Leonardo Da Vinci’s representation of animals in his works

Science in the art of the italian Renaissance II: Leonardo Da Vinci’s representation of animals in his works

By Douglas D. Kane – in The Ohio Journal of Science, Vol.102, No.5 (2002)

Leonardo Da Vinci combined science and art in a number of his works and studies. This combination of science and art is very evident in the depiction of animals in his works. Leonardo studied both the anatomy and physiology of animals in order to render them with scientific precision. This included dissections of numerous animals and studies on their movements in nature. Leonardo Da Vinci, unified science and art, as is evident in the realistic and scientific depiction of animals in his works.

Leonardo Da Vinci, the great artist and scientist of the Renaissance, showed a keen interest in nature in his works. His interest not only manifested itself in his drawings and paintings, but also in his scientific inquiries. This interest is evident in the many observations and writings Leonardo made on such varied subjects as botany, zoology, human anatomy, comparative anatomy, physiology, and geology. His interest in animals is evinced by the exact realism and life given to animals in his works of art.
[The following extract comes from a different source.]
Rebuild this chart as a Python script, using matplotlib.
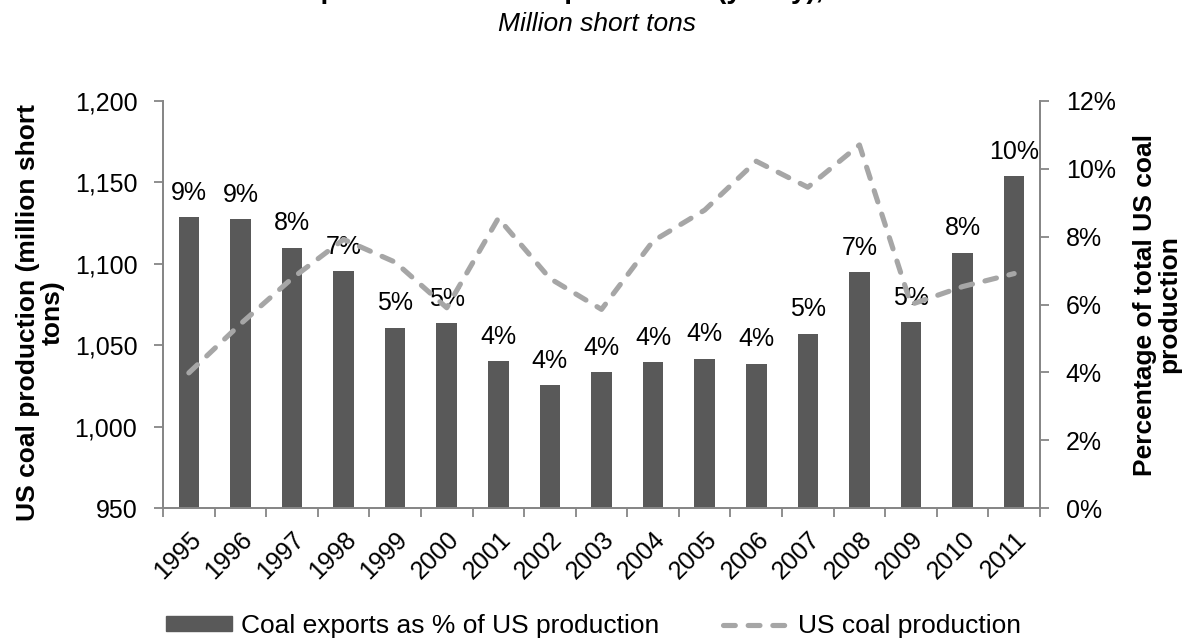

This exacting nature is also obvious in one of Leonardo’s most complete treatises. This treatise, On the Flight of Birds, is considered the first “systematic analysis of the principles of flight”. Leonardo’s interest in birds, among other animals, was likely formed during his youth. His fondness of animals was so great that he was rumored to buy caged birds and free them. Leonardo made many studies of animals, with cats, dogs, and horses as frequent subjects.